Si l’utilisation du « 49-3 » ne menace pas l’assise électorale de la majorité présidentielle, c’est cependant un aveu de minorité au Parlement pour le Gouvernement. C’est le premier « incident » depuis la nomination d’Elisabeth Borne qui jusqu’ici n’avait pas été menacée par les oppositions.

  • Les Français favorables à la censure du Gouvernement

Une majorité de Français interrogés déclarent souhaiter qu’une motion de censure soit votée pour renverser le Gouvernement.

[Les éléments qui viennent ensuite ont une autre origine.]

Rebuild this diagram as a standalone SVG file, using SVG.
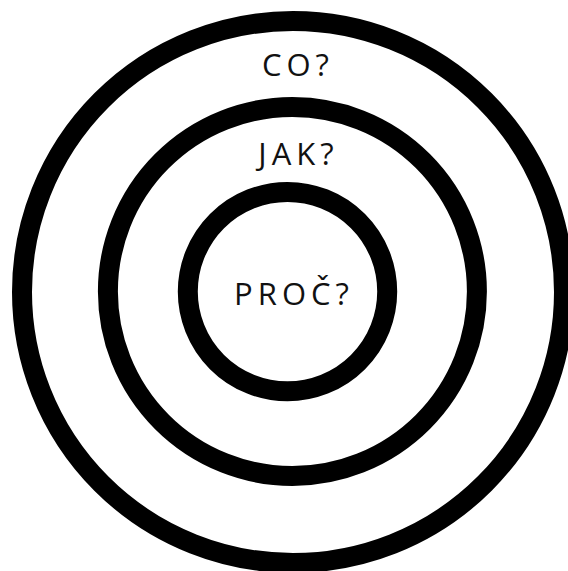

La rupture est nette ici entre clusters « anti-systèmes » et clusters « modérés ». Ce rapport aux institutions, aux « élites », au « système » est un des trois axes de clivage majeurs sur lesquels est produit notre test de clusterisation. La coalition électorale « macronienne » est né en 2017 sur cette base. Les « modérés », qu’ils soient de gauche ou de droite, ont adhéré à la candidature d’Emmanuel Macron et à La République en Mache par rejet des « populistes » et soucis de stabilité institutionnelle. Ainsi, les clusters Sociaux-Démocrates et Progressistes sont tout à fait opposés à un renversement du Gouvernement, à l’instar des Libéraux et des Centristes. L’ensemble de l’électorat d’Emmanuel Macron mais également celui de Valérie Pécresse et dans une moindre mesure celui d’Anne Hidalgo et de Yannick Jadot sont opposés à la motion de censure, démontrant la force de la demande de stabilité comme vecteur de coagulation politique. Le rejet des populismes est au moins aussi puissant que le rejet du système exprimé par les clusters radicaux de l’électorat Mélenchon, Le Pen et Zemmour. Les clusters « mélenchonistes » Révoltés, Multiculturalistes, Solidaires qui forment le noyau dur de l’électorat insoumis sont les plus favorables à la censure de même que les Sociaux-Patriotes, les Réfractaires et les Eurosceptiques, trois clusters populaires très favorables à Marine Le Pen.

On comprend mieux pourquoi Jean-Luc Mélenchon et Marine Le Pen ont été les plus prompts à se prononcer en faveur d’une motion de censure, cette dernière allant même jusqu’à voter la motion de la NUPES. Bien que notre enquête ait été réalisée avant cette motion de censure, il y a de fortes chances que l’électorat de Marine Le Pen soit tout à fait favorable à ce qu’elle ait voté la motion de la NUPES.

  • Les Français prêts à retourner aux urnes

Une partie significative des Français semble ne pas se reconnaître dans l’Assemblée nationale actuelle. 52% se disent favorables à une dissolution de l’Assemblée Nationale. Malgré le contexte déjà chargé de nombreuses incertitudes, seuls 41% s’y opposent, 7% se déclarent sans opinion.

On retrouve peu ou prou les mêmes équilibres politiques que dans les deux questions précédentes. Plus on est modérés, moins on souhaite la dissolution. On observe tout de même une envie de dissolution dans une large part de l’électorat, y compris dans certains segments comme les Sociaux-Démocrates ou les Conservateurs, deux clusters pourtant peu enclins aux grands bouleversements.

En somme, ce qui est à retenir, c’est la grande stabilité des rapports de force politique dans le pays. Les électorats des élections présidentielle et législatives restent soudés. La tripartition de l’électorat demeure, ce qui compte particulièrement pour Emmanuel Macron qui doit faire face aux risques de fronde et d’instabilité au sein de sa majorité ; des menaces qui n’existaient pas au cours du précédent quinquennat. Une dislocation de sa majorité relative pourrait fragiliser grandement son noyau dur qui, nous l’avons dit, repose sur l’alliance des modérés de droite et de gauche. Ces derniers, davantage sensibles aux compromis et au respect de la démocratie pourraient se montrer réticents à un usage trop fréquent du 49-3.